Ко мне к воротам замка приходит партизанский «товарищ представитель»:
— ???
— Мы вынуждены временно выселить этих двадцать шесть стариков из их домов; вы сможете их пристроить?
— Уи… а вы не будете нас обстреливать, когда мы будем забирать тела наших товарищей из-под крепостной стены?
— Нет. Пожалуйста, забирайте.
— Как там поживает наша реликвия?
Не знаю, откуда, но во мне появляется уверенность, и я отвечаю:
— Скоро у вас здесь не будет никаких таких реликвий!
Вижу, что парень получил от таких моих слов какое-то облегчение.
Наверное, зря я так: мы передаем стариков в руки партизан, точно зная, что завтра лагерь, если найдут, сотрут с лица земли… Пытаюсь чем-то оправдать себя. Мы не можем больше их кормить, самим мало, а эта сумасшедшая, которая со своей кошкой уже два раза пугала наших ребят так, что оба раза они ее чуть не пристрелили, да и найдут ли наши вертолетчики лагерь в лесу? Ну, и прочее…
Нет! Я бегу изо всех сил и догоняю партизан, уводящих под руки этих немощных мужчин и женщин, некогда отработавших свое и теперь ожидающих своей очереди в рай или ад:
— Скажите мне, только честно, почему ваш командир мне солгал, что вы не будете участвовать в атаке на нас, а вы участвовали?
Партизаны и старики обступили меня кольцом:
— Мсье, наш командир, тот, с которым вы разговаривали перед самым боем, погиб, и на совещании командиров вместо него был уже другой.
— Тогда… тогда… завтра утром ждите вертолеты.
— Вы хотите сказать, что завтра утром прилетят ваши вертолеты бомбить наш лагерь?
— Если хотите жить, уходите.
А тем временем у нас остается всего два дня.
09. Временно прекратились обстрелы из минометов, но пожары уже потушить невозможно.
Связывался Мирошниченко, он был угрюм, видимо разуверившись в нашей попытке.
— Вы ведь даже ничего не попробовали с крестом сделать — ничего!
Оправдываюсь, что обнаружил по кресту большую базу данных.
— Большую базу данных, старых, глупых сказок? — Он переходит на крик: — Да вы знаете, каких усилий мне стоило не позволить Пашкевичу перевезти крест в Россию?
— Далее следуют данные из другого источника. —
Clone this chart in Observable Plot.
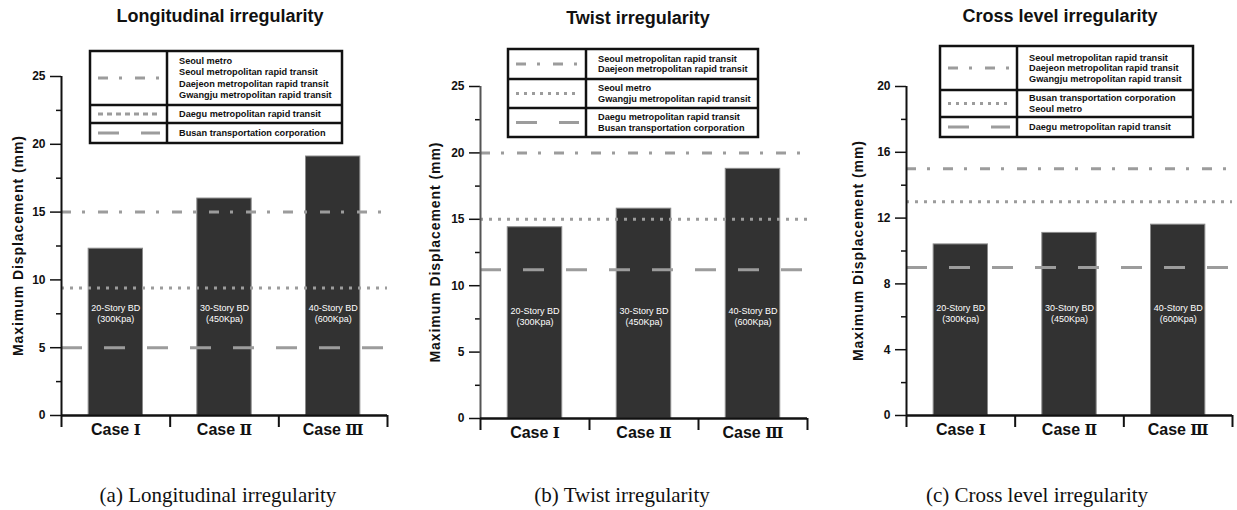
<!DOCTYPE html>
<html><head><meta charset="utf-8">
<script src="https://cdn.jsdelivr.net/npm/d3@7"></script>
<script src="https://cdn.jsdelivr.net/npm/@observablehq/plot@0.6"></script>
<style>
body{margin:0;background:#fff;}
#root{position:relative;width:1237px;height:510px;overflow:hidden;font-family:"Liberation Sans",Arial,sans-serif;background:#fff;}
.title{position:absolute;font-weight:bold;font-size:18px;transform:translate(-50%,-50%);white-space:nowrap;color:#111;}
.caption{position:absolute;font-family:"Liberation Serif","Times New Roman",serif;font-size:21px;transform:translate(-50%,-50%);white-space:nowrap;color:#111;}
.panel{position:absolute;top:0;}
#overlay{position:absolute;left:0;top:0;pointer-events:none;}
</style></head><body><div id="root"></div>
<script>
// ---------- data ----------
const cases = ["Case Ⅰ", "Case Ⅱ", "Case Ⅲ"];
const buildings = ["20-Story BD\n(300Kpa)", "30-Story BD\n(450Kpa)", "40-Story BD\n(600Kpa)"];
const titles = ["Longitudinal irregularity", "Twist irregularity", "Cross level irregularity"];
const captions = ["(a) Longitudinal irregularity", "(b) Twist irregularity", "(c) Cross level irregularity"];
const yLabel = "Maximum Displacement (mm)";

const longValues = [12.3, 16.0, 19.1];
const twistValues = [14.4, 15.8, 18.8];
const crossValues = [10.4, 11.1, 11.6];

// limit lines: [dash-dot, dotted, dashed]
const longLimits = [15, 9.4, 5];
const twistLimits = [20, 15, 11.2];
const crossLimits = [15, 13, 9];

const longTicks = [0, 5, 10, 15, 20, 25];
const longMinor = [2.5, 7.5, 12.5, 17.5, 22.5];
const twistTicks = [0, 5, 10, 15, 20, 25];
const twistMinor = [2.5, 7.5, 12.5, 17.5, 22.5];
const crossTicks = [0, 4, 8, 12, 16, 20];
const crossMinor = [2, 6, 10, 14, 18];

const longLegend = [
  ["Seoul metro", "Seoul metropolitan rapid transit", "Daejeon metropolitan rapid transit", "Gwangju metropolitan rapid transit"],
  ["Daegu metropolitan rapid transit"],
  ["Busan transportation corporation"]
];
const twistLegend = [
  ["Seoul metropolitan rapid transit", "Daejeon metropolitan rapid transit"],
  ["Seoul metro", "Gwangju metropolitan rapid transit"],
  ["Daegu metropolitan rapid transit", "Busan transportation corporation"]
];
const crossLegend = [
  ["Seoul metropolitan rapid transit", "Daejeon metropolitan rapid transit", "Gwangju metropolitan rapid transit"],
  ["Busan transportation corporation", "Seoul metro"],
  ["Daegu metropolitan rapid transit"]
];

// ---------- styles / layout ----------
const GRAY = "#9c9c9c";
const dashes = ["10,11,3,13", "3,6", "21,22"];
const FONT = "'Liberation Sans', Arial, sans-serif";
const NUMFONT = "'DejaVu Serif', 'Liberation Serif', serif";

const panels = [
  {values: longValues, limits: longLimits, ticks: longTicks, minor: longMinor, ymax: 25, legend: longLegend,
   left: 0, w: 410, ml: 61, mr: 23, mt: 76, mb: 35, labelDx: -43,
   title: [220, 16], caption: [218, 495],
   lg: {x: 90, y: 51, w: 252, split: 167, rows: [54, 18, 20], lh: 11.5, sample: ["10,11,3,13", "5,4", "21,22"]}},
  {values: twistValues, limits: twistLimits, ticks: twistTicks, minor: twistMinor, ymax: 25, legend: twistLegend,
   left: 410, w: 420, ml: 70, mr: 23, mt: 86, mb: 32, labelDx: -45,
   title: [638, 18], caption: [622, 495],
   lg: {x: 508, y: 49, w: 250, split: 586, rows: [30, 29, 29], lh: 10.5, sample: ["10,11,3,13", "3,5", "21,22"]}},
  {values: crossValues, limits: crossLimits, ticks: crossTicks, minor: crossMinor, ymax: 20, legend: crossLegend,
   left: 830, w: 407, ml: 76, mr: 5, mt: 86, mb: 35, labelDx: -48,
   title: [1060, 16], caption: [1037, 495],
   lg: {x: 940, y: 46, w: 253, split: 1017, rows: [44, 27, 20], lh: 10.5, sample: ["10,11,3,13", "3,5", "21,22"]}}
];

const root = document.getElementById("root");

panels.forEach((p, pi) => {
  const bars = p.values.map((v, i) => ({i, v, label: buildings[i]}));
  const lims = p.limits.map((v, k) => ({v, k}));
  const chart = Plot.plot({
    width: p.w, height: 450,
    marginLeft: p.ml, marginRight: p.mr, marginTop: p.mt, marginBottom: p.mb,
    x: {domain: [0, 3], axis: null},
    y: {domain: [0, p.ymax], axis: null},
    style: {fontFamily: FONT, background: "transparent", overflow: "visible", color: "#111"},
    marks: [
      Plot.rectY(bars, {x1: d => d.i + 0.25, x2: d => d.i + 0.75, y: "v", fill: "#323232", stroke: "#8a8a8a", strokeWidth: 1}),
      ...[0, 1, 2].map(k => Plot.ruleY(lims.filter(d => d.k === k), {
        y: "v", x1: 0, x2: 3, stroke: GRAY, strokeWidth: 3, strokeDasharray: dashes[k]
      })),
      Plot.text(bars, {x: d => d.i + 0.5, text: "label", frameAnchor: "bottom", dy: -103, lineAnchor: "middle",
        fill: "white", fontSize: 9, lineHeight: 1.22}),
      Plot.axisY({ticks: p.ticks, tickSize: 11, tickPadding: 5, fontSize: 12, fontWeight: "bold", label: null, strokeWidth: 1.5, tickFormat: d => d}),
      Plot.axisY({ticks: p.minor, tickSize: 5, tickFormat: () => "", label: null, strokeWidth: 1.5}),
      Plot.ruleX([0], {stroke: pi === 1 ? "#555" : "#111", strokeWidth: 2}),
      Plot.ruleY([0], {stroke: "#111", strokeWidth: 2.5}),
      Plot.axisX({ticks: [0, 1, 2, 3], tickSize: 12, tickFormat: () => "", label: null, strokeWidth: 2}),
      Plot.axisX({ticks: [0.5, 1.5, 2.5], tickSize: 0, tickPadding: 8, tickFormat: t => cases[Math.floor(t)],
        fontSize: 16, fontWeight: "bold", label: null}),
      Plot.text([yLabel], {text: d => d, frameAnchor: "left", textAnchor: "middle", rotate: -90, dx: p.labelDx,
        fontWeight: "bold", fontSize: 14})
    ]
  });
  chart.classList.add("panel");
  chart.style.left = p.left + "px";
  chart.style.top = "0px";
  root.appendChild(chart);

  // y label: spread to the reference length
  d3.select(chart).selectAll("text").filter(function () { return this.textContent === yLabel; })
    .attr("font-size", 14).attr("font-weight", "bold")
    .attr("textLength", 220).attr("lengthAdjust", "spacing");
  // case labels: roman numerals in a serifed face
  d3.select(chart).selectAll("text").filter(function () { return cases.includes(this.textContent); })
    .each(function () {
      const s = this.textContent;
      const [word, num] = s.split(" ");
      const el = d3.select(this);
      el.text(null);
      el.append("tspan").text(word + " ");
      el.append("tspan").attr("font-family", NUMFONT).attr("font-weight", "bold").attr("font-size", 15).text(num);
    });

  const t = document.createElement("div");
  t.className = "title"; t.textContent = titles[pi];
  t.style.left = p.title[0] + "px"; t.style.top = p.title[1] + "px";
  root.appendChild(t);
  const c = document.createElement("div");
  c.className = "caption"; c.textContent = captions[pi];
  c.style.left = p.caption[0] + "px"; c.style.top = p.caption[1] + "px";
  root.appendChild(c);
});

// ---------- legends ----------
const ov = d3.select(root).append("svg").attr("id", "overlay").attr("width", 1237).attr("height", 510);
const LFONT = "'Liberation Sans Narrow', 'Liberation Sans', Arial, sans-serif";
const probe = ov.append("text").attr("font-family", LFONT).attr("font-size", 9.2).attr("font-weight", "bold")
  .text("Seoul metropolitan rapid transit");
const probeW = probe.node().getComputedTextLength();
probe.remove();
const squeeze = Math.min(1, 143 / probeW);

panels.forEach((p) => {
  const L = p.lg;
  const total = d3.sum(L.rows);
  const g = ov.append("g");
  g.append("rect").attr("x", L.x).attr("y", L.y).attr("width", L.w).attr("height", total)
    .attr("fill", "white").attr("stroke", "#111").attr("stroke-width", 2.5);
  g.append("line").attr("x1", L.split).attr("x2", L.split).attr("y1", L.y).attr("y2", L.y + total)
    .attr("stroke", "#111").attr("stroke-width", 2.5);
  let y0 = L.y;
  p.legend.forEach((lines, r) => {
    const h = L.rows[r];
    if (r > 0) g.append("line").attr("x1", L.x).attr("x2", L.x + L.w).attr("y1", y0).attr("y2", y0)
      .attr("stroke", "#111").attr("stroke-width", 2.5);
    const cy = y0 + h / 2;
    g.append("line").attr("x1", L.x + 8).attr("x2", L.split - 7).attr("y1", cy).attr("y2", cy)
      .attr("stroke", GRAY).attr("stroke-width", 3).attr("stroke-dasharray", L.sample[r]);
    const n = lines.length;
    lines.forEach((s, j) => {
      const ty = cy + (j - (n - 1) / 2) * L.lh;
      const tx = g.append("text").attr("x", L.split + 12).attr("y", ty).attr("dy", "0.35em")
        .attr("font-family", LFONT).attr("font-size", 9.2).attr("font-weight", "bold").attr("fill", "#111")
        .text(s);
      const w = tx.node().getComputedTextLength();
      if (squeeze < 1) tx.attr("textLength", w * squeeze).attr("lengthAdjust", "spacingAndGlyphs");
    });
    y0 += h;
  });
});
</script></body></html>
Я даже просил назначить меня командующим ГРУ Западного фронта, а не всей нашей разведки, для того чтобы быть поближе к этому проклятому кресту, а вы? А что сделали вы? — Сколько я это уже слышал. — Нет, вы определенно опять хотите в расстрельную тюрьму.
Рпв.
10. Кроме стариков, нами переданных под заботу партизан, во время рейда по домам было обнаружено еще два трупа. Труп номер один — местного доктора, лечившего всех здешних, то есть тутошних людей; а труп номер два — булочник, пекший бесплатный хлеб всем жителям замка.
Это ужасно, но они все также покусаны.
Пока мы сдерживали атаки партизан, кто-то успел воспользоваться крестом. Видимо, какая-нибудь старушенция над своей собачкой эксперименты ставила.